When Debra Zare retired after 30 years of teaching art, she knew she wouldn’t be idle. But like the Symbolist painter who so influences her today, thoughts of her work are a constant presence. Both as a teacher and an artist, Zare has never stagnated—constantly exploring new challenges and going the extra mile.
“As a teacher, Deb Zare was an encyclopedia of knowledge in so many media,” reflects longtime co-worker and friend Carolyn Bielski. “She came in every morning with ideas that she had dreamed up the night before on things like new courses, new units, or field trips.” Additionally, Zare never stopped producing her own work: “I was always an active artist. That was important to me.”
Zare—a graduate of Libertyville High School who specialized in ceramics at Northern Illinois University and later went on to start the photography program at Lake Forest High School—always wanted to become a better painter. “When I was teaching, I only produced a few paintings each year,” she explains.
Retirement offered her that opportunity. She decided to put in the work to hone her painting style and skills, attending workshops, taking classes, studying other painters, and working with mentors. Knowing that she wanted to do her first solo exhibit, she had to create a body of work with a unified theme. She found inspiration in the work of Gustav Klimt.
“I’m so taken by how he uses gold,” she says. “And the way he makes the women’s faces and hands emerge from two-dimensional backgrounds, he makes them come alive. It’s really quite beautiful.” While Klimt found the sensual beauty in women, Zare’s muses are orchids. As an avid gardener, she has plenty of experience with orchids, “I love how they look … very feminine, very sensual shapes. We all try to grow them, some successfully; most unsuccessfully,” she adds with a laugh.
Back when she had seven orchid paintings completed, she was eating dinner at The Gallery in Lake Forest with her husband Dave when they ran into her dear friend Cecilia Lanyon, the gallery’s co-owner. Dave urged her to tell Lanyon what she had been working on, and when she did Lanyon was all for it.

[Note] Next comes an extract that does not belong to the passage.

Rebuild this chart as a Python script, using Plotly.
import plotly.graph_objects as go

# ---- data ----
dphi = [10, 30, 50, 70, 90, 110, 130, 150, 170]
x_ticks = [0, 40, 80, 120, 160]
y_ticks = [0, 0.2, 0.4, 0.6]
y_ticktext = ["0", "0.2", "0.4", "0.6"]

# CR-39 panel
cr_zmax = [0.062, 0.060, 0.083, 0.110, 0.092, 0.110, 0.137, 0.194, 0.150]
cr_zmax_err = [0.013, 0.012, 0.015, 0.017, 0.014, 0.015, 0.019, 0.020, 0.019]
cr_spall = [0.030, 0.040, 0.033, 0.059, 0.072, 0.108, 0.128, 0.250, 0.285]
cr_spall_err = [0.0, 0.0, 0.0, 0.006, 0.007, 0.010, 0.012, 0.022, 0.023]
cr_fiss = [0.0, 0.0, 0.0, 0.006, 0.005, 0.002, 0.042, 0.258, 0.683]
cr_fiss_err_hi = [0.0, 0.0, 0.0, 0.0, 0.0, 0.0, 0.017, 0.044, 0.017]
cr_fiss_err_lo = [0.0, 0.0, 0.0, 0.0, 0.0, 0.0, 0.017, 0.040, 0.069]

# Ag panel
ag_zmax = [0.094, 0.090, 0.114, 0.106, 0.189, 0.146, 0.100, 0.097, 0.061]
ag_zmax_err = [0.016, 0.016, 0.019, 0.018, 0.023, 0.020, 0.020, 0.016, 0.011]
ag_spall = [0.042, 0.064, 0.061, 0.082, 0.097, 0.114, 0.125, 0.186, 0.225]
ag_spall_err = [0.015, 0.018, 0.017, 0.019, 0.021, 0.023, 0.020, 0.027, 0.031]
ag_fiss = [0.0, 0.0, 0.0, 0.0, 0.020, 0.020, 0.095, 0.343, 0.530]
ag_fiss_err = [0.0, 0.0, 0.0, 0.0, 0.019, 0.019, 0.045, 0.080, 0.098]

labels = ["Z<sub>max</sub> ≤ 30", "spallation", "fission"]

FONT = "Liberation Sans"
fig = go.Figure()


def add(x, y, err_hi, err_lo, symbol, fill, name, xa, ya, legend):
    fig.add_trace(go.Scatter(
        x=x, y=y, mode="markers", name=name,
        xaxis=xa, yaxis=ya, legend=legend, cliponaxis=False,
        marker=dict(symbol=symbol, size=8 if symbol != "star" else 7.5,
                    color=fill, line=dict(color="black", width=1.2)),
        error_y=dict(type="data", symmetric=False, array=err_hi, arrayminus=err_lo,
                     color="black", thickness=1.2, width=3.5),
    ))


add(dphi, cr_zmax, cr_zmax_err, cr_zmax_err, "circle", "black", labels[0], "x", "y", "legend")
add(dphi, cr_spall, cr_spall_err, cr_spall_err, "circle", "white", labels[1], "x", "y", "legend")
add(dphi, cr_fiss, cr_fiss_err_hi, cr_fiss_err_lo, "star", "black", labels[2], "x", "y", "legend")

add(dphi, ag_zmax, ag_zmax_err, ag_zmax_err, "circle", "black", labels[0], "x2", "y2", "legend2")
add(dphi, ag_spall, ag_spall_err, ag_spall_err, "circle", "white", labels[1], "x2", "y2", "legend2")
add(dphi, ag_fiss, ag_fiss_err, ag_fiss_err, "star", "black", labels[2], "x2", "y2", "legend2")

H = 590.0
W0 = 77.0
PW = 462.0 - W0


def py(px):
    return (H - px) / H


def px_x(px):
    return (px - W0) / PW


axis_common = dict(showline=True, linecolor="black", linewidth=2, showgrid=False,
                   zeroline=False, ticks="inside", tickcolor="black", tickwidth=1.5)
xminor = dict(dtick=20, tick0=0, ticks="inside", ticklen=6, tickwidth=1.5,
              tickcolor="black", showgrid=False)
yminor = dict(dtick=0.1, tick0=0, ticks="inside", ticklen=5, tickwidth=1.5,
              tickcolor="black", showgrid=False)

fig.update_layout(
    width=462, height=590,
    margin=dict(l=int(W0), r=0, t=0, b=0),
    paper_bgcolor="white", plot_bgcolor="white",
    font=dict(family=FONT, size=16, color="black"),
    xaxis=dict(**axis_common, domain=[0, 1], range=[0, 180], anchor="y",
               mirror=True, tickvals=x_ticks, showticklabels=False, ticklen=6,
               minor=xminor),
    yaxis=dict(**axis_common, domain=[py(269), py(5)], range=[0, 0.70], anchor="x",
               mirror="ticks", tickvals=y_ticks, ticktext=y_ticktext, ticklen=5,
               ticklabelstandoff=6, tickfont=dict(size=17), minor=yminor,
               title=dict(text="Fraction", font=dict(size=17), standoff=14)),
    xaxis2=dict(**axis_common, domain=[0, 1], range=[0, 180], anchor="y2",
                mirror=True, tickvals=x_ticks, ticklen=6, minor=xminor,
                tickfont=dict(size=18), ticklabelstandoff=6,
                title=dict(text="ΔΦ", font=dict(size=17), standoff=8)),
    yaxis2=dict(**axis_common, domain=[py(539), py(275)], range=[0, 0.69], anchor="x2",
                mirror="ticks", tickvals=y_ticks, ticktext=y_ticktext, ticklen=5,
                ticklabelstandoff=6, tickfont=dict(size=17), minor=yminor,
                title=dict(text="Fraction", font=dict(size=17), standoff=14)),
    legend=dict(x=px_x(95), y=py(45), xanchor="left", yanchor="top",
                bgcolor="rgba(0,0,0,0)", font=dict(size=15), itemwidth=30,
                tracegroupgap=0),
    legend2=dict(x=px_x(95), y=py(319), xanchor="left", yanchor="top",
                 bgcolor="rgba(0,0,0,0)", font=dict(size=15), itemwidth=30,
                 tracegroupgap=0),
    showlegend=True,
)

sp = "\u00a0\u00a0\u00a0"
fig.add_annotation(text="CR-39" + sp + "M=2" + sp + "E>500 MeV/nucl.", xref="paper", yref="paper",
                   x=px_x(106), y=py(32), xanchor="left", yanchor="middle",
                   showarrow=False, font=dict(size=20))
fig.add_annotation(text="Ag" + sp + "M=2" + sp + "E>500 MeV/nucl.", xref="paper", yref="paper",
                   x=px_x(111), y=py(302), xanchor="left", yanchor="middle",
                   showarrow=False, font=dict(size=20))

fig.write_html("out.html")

“I asked her how many I needed to have, she said ‘13 to 15.’ I said ‘OK’ and got to work,” says Zare, whose collection, “All for Beauty,” is appearing at The Gallery this month. Like Klimt, the shapes and patterns surrounding her subjects are flat, contributing to her compositions spatially and decoratively. Unlike Klimt, however, Zare’s paintings are not centered but play around with asymmetrical balance. “It’s about my investigation of his work and how I can borrow some components of it in my own pieces,” she explains.
Zare has been working on her orchid paintings for her exhibit for two years, taking the summers off to spend time at the beach in Michigan. But, she brings her sketchbook along and works on ideas when inspiration strikes. She finished her final painting last June, but ‘idle’ is not in her vocabulary: “I’ve got ideas for a few more, but I’m not sure if they’ll be done in time for the show. I already have 15, so I’m not worried.”
While she loves being retired from teaching and focusing on her art work, she misses the day-to-day contact with her students. “They inspired me when I saw what they were working on and what they were passionate about.”